展示期間中はSNSの更新を頻繁に行っていて、それ以外の時間は仕事をしていたので、この期間は本が1冊も読めなかった。でも積読の本達は増えていく日々。絵本の原稿も進んでいなかった。
5月の個展が終わったらSNSをお休みして、本の虫になろうと思った。わたしは活字を、本の言葉を欲していた。
こんな言葉を現実に使うのだろうかという難解な言葉や、韻を踏んだ気持ちの良い言葉、そんなにかしこまってどうするんだという風な美しい言葉など、本にはたくさんの言葉が詰まっている。SNSで発信される言葉はシンプル且つスピード感があり、すぐにダイレクトに頭に入ってくる。一方で、本の言葉にはスピード感はない。むしろ頭に入れて一回噛み砕いてから頭に染みてくる。頭に染みたら心に広がる。
最近このような読書感想文をnoteに書き始めたのも(おおよそ感想文にはなっていないが)言葉を整理するためだ。本の言葉を収穫して、絵本の原稿やお手紙を書く際に、言葉を尽くしたいのだ。

わたしは積読の本達を読もうと手を伸ばしたが、急に童話が読みたくなった。そして文庫本棚に舞い戻って、しばらく読んでいなかった本を手に取った。それが今回の『小川未明童話集』(角川春樹事務所)である。

装画は千海博美さん、この本の表紙はとても好きだ。夜風が吹いて木々を揺らしているような穏やかな作品だなと感じる。

子供の頃読んだが、実は小川未明の文章が苦手だった。読む力が備わっていなかったのもあるが、文章が難しいと思った。
大人になって書店員になりたて頃、この本を読んだ。とても感動した。
小川未明の言葉は丁寧で、繊細、そして怖かった。それがとても心地よく頭に染みてくる。この一文、すごく素敵だなというところがあるとそこだけ何度も読んだ。
今回絵本作家になりたてで、この本を読んだ。やっぱり感動した。でも前の感動とは違うような気がする。わたしの中の、お話の語り手のイメージが変わったのかもしれない。前は機械音のようなイメージだったが、今は少ししゃがれたお婆さんの声が聞こえてきた。これもいろんな本を読んだり、映画や何かを体験したために変わったのだと思う。小川未明の言葉はとても静かで、穏やかだった。
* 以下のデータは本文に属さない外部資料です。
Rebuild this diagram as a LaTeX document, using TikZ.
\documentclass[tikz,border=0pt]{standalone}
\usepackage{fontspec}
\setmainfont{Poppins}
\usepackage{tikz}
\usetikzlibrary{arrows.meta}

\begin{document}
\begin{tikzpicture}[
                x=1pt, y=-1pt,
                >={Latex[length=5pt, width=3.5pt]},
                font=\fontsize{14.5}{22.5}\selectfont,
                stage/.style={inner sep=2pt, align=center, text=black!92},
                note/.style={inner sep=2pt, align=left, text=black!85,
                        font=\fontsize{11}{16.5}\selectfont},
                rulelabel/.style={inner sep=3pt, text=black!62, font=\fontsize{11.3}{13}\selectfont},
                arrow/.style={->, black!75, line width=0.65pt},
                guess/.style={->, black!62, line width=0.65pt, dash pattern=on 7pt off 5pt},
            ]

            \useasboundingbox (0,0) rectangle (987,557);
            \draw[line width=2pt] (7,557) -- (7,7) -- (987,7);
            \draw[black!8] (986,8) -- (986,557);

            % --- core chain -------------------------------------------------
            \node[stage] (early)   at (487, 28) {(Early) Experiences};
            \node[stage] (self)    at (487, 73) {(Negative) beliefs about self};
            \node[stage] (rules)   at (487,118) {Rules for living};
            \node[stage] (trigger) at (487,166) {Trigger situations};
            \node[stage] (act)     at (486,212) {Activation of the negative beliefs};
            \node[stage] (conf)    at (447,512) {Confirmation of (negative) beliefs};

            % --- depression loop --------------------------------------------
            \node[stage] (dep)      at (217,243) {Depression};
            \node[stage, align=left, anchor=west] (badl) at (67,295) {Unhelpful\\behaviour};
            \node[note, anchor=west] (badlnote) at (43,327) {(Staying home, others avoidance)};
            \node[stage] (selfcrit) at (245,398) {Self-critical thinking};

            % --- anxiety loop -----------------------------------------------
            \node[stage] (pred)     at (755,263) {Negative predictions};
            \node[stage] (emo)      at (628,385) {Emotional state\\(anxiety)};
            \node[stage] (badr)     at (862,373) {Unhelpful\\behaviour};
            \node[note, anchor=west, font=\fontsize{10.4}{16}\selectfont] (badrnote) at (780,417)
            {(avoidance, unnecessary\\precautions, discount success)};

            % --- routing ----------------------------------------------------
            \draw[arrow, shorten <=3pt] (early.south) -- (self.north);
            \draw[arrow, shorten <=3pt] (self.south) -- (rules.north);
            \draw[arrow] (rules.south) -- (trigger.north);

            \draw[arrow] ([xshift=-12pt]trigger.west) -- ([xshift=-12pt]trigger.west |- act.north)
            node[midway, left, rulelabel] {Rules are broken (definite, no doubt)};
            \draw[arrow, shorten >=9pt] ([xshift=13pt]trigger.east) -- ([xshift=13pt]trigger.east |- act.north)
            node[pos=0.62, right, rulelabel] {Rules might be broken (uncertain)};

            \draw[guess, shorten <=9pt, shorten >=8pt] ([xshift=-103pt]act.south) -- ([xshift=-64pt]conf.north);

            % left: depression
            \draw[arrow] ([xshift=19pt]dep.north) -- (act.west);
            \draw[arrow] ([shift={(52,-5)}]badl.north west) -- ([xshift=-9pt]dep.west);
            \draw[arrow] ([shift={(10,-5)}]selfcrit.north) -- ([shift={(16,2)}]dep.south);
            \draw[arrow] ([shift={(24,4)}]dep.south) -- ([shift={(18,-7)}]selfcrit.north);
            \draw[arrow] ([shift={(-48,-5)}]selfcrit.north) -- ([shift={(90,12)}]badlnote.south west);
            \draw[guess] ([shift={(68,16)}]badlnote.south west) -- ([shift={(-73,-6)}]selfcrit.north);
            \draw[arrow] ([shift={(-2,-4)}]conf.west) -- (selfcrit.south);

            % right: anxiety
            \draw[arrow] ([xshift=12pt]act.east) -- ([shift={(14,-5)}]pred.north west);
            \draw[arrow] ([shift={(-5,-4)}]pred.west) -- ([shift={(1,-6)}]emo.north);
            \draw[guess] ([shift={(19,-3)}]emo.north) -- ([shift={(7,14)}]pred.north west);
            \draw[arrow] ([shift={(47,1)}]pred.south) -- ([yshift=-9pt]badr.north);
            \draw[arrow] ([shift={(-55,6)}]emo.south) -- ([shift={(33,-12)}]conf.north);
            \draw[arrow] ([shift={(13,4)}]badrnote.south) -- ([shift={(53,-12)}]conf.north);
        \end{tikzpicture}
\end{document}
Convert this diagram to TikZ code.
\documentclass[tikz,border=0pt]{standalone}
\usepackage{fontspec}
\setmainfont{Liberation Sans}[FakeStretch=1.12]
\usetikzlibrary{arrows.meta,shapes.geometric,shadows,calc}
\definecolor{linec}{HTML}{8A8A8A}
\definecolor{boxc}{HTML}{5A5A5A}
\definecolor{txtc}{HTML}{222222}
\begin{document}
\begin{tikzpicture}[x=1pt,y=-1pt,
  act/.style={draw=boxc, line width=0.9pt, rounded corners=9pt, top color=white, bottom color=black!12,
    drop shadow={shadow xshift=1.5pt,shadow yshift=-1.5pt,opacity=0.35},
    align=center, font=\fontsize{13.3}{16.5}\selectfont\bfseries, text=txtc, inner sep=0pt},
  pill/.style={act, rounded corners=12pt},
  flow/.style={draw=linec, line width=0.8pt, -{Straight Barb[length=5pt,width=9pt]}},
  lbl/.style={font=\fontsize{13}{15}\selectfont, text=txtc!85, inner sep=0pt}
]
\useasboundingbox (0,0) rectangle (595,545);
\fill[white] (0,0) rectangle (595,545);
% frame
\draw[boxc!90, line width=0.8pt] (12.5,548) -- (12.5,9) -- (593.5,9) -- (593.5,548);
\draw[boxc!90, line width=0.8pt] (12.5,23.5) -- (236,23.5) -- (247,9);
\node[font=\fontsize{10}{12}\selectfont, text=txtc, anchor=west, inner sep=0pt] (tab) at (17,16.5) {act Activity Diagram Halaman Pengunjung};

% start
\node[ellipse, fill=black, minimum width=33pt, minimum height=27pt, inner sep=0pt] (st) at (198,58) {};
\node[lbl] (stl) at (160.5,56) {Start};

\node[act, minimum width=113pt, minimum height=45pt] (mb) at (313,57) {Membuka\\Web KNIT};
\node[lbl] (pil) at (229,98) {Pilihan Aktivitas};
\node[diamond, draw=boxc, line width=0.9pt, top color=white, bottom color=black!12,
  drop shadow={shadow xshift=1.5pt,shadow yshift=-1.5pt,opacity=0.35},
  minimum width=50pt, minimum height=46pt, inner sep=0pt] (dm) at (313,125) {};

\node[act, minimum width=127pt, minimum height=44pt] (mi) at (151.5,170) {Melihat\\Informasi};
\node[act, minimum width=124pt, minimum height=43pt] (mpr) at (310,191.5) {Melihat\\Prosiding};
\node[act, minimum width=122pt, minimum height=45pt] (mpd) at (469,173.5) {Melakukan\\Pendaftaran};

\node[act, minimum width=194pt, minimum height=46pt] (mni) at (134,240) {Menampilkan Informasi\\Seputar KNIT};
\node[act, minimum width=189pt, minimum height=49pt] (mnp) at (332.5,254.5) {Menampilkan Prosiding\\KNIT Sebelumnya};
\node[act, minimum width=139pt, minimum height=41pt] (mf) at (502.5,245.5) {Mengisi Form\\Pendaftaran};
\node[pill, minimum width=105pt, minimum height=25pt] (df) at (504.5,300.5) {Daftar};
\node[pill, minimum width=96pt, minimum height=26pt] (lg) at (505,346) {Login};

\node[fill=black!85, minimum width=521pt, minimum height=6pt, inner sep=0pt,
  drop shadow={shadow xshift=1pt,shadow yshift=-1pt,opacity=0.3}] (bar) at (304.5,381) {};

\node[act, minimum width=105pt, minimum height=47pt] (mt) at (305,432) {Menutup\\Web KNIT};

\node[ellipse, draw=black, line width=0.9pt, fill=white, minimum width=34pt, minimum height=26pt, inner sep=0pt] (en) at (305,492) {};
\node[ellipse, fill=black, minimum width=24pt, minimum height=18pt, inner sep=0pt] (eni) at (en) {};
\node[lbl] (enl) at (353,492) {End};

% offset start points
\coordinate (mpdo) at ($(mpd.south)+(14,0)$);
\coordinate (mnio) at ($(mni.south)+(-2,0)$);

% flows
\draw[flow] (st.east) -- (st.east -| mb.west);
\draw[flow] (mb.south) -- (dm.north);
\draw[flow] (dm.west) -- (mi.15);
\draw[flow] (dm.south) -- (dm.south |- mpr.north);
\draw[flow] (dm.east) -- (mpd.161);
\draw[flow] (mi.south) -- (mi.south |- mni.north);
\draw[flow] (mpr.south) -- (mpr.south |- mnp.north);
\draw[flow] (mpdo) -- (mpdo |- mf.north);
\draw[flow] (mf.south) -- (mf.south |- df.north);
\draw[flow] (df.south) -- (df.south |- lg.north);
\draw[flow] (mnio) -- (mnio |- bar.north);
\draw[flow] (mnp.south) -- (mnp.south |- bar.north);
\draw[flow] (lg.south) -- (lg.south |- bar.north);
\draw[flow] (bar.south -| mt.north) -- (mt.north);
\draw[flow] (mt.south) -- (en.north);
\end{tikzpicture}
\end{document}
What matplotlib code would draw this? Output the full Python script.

今、特に好きな童話は『月夜と眼鏡』だ。最後の最後の一文が読者を安心させる。この最後の言葉がなければこのお話は終わることができない。ほんとうにいい月夜に、この物語をもう一度、読もう。

小川未明の言葉は、はじまりとおわりが優しくて明確だ。わたしももっと言葉を上手く使えるようになりたい。